=== Data extract ===

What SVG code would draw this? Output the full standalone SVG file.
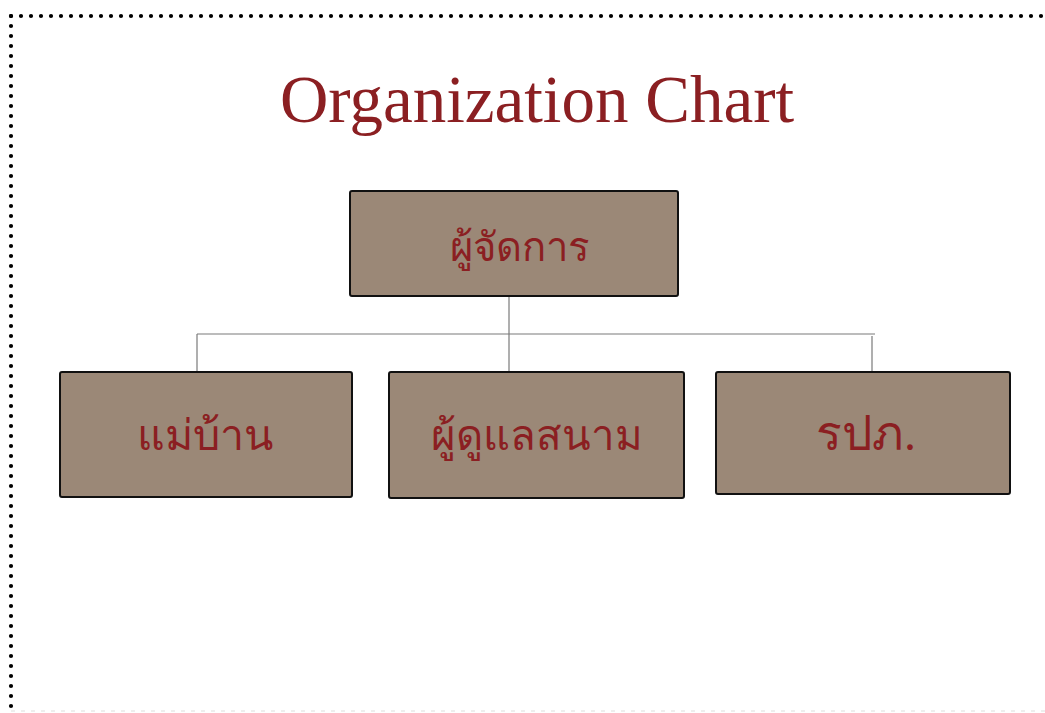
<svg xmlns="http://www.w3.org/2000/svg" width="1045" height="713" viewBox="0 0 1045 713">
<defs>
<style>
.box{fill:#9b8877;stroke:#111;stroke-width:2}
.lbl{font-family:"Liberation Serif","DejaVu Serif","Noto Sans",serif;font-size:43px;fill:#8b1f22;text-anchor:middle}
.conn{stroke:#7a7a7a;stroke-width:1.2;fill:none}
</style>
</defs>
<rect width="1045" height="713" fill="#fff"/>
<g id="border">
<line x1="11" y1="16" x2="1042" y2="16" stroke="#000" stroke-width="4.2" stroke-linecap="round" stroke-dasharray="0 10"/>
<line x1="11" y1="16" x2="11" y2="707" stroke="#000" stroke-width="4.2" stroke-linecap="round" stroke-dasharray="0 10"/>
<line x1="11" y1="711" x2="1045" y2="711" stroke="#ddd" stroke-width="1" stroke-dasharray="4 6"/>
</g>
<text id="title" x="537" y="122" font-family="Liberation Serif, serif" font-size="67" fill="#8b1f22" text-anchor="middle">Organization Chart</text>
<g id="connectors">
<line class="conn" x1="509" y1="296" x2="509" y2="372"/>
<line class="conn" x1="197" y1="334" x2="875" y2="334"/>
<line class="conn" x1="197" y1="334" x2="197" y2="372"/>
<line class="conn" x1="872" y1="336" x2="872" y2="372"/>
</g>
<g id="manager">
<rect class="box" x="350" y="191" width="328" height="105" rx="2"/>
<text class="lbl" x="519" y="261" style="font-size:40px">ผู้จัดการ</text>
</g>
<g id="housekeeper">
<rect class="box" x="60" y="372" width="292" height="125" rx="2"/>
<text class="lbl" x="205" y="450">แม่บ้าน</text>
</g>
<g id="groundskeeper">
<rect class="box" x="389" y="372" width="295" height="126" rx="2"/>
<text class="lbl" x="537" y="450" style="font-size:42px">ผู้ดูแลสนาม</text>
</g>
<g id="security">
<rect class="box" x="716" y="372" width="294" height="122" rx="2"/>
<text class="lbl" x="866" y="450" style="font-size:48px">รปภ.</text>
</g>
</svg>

===

Quote the data above in full, leaving out the pictures it holds.

§ **Answer for this exercise**
What SVG code would draw this? Output the full standalone SVG file.
<svg xmlns="http://www.w3.org/2000/svg" width="1045" height="713" viewBox="0 0 1045 713">
<defs>
<style>
.box{fill:#9b8877;stroke:#111;stroke-width:2}
.lbl{font-family:"Liberation Serif","DejaVu Serif","Noto Sans",serif;font-size:43px;fill:#8b1f22;text-anchor:middle}
.conn{stroke:#7a7a7a;stroke-width:1.2;fill:none}
</style>
</defs>
<rect width="1045" height="713" fill="#fff"/>
<g id="border">
<line x1="11" y1="16" x2="1042" y2="16" stroke="#000" stroke-width="4.2" stroke-linecap="round" stroke-dasharray="0 10"/>
<line x1="11" y1="16" x2="11" y2="707" stroke="#000" stroke-width="4.2" stroke-linecap="round" stroke-dasharray="0 10"/>
<line x1="11" y1="711" x2="1045" y2="711" stroke="#ddd" stroke-width="1" stroke-dasharray="4 6"/>
</g>
<text id="title" x="537" y="122" font-family="Liberation Serif, serif" font-size="67" fill="#8b1f22" text-anchor="middle">Organization Chart</text>
<g id="connectors">
<line class="conn" x1="509" y1="296" x2="509" y2="372"/>
<line class="conn" x1="197" y1="334" x2="875" y2="334"/>
<line class="conn" x1="197" y1="334" x2="197" y2="372"/>
<line class="conn" x1="872" y1="336" x2="872" y2="372"/>
</g>
<g id="manager">
<rect class="box" x="350" y="191" width="328" height="105" rx="2"/>
<text class="lbl" x="519" y="261" style="font-size:40px">ผู้จัดการ</text>
</g>
<g id="housekeeper">
<rect class="box" x="60" y="372" width="292" height="125" rx="2"/>
<text class="lbl" x="205" y="450">แม่บ้าน</text>
</g>
<g id="groundskeeper">
<rect class="box" x="389" y="372" width="295" height="126" rx="2"/>
<text class="lbl" x="537" y="450" style="font-size:42px">ผู้ดูแลสนาม</text>
</g>
<g id="security">
<rect class="box" x="716" y="372" width="294" height="122" rx="2"/>
<text class="lbl" x="866" y="450" style="font-size:48px">รปภ.</text>
</g>
</svg>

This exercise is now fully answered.